I wouldn't call it a straw man, as that implies it is false.  It is not
a false case, just a worst case.  And for me at least, the worst case
scenario is assumed to be likely, as false positives are intolerable.  I
prefer to permit no situation where a valid ham would be allowed to fall
through the cracks due to a technicality such as this.  The all-unknown
and all-ambiguous (~0.5) cases are very possible and quite likely given
a sufficiently large volume of emails.  Therefore they must be accounted
for properly.  Of course, you may choose to ignore such cases, but
please do not advise less informed users to do so unless they understand
the risk involved.

I feel that full training is not a practical option for most users,
especially in large deployments where users do not have ssh or terminal
access to the mail server.  In such cases, they will start with an empty
database or a minimal database, and therefore will necessarily receive
all-unknown and all-ambiguous emails.  Bogofilter would not be an option
if these were allowed to be discarded or even drowned in a spam box. 

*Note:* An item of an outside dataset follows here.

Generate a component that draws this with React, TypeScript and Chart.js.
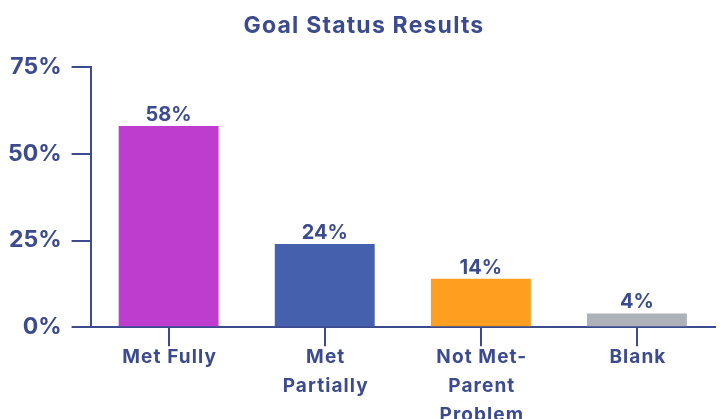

This claim is not so humble, but a firm testament of the reality for me
and my users.  And it is my humble opinion that keeping robx within the
min_dev range serves to prevent false positives in these cases.  I'm not
the statistician that you may be, so please let me know if this
conclusion is wrong.

Out of tens of thousands of emails over the past few months, I've not
received a single false positive.  That's how it should be.  Bill
McClain boasted 0.08% fp rate.  And while that sounds low at face value,
I think it is horrible.  When an email enters the filtered box, even if
still delivered, it's generally as good as dead.  If I received 5 false
positives a month, I'd stop using bogofilter.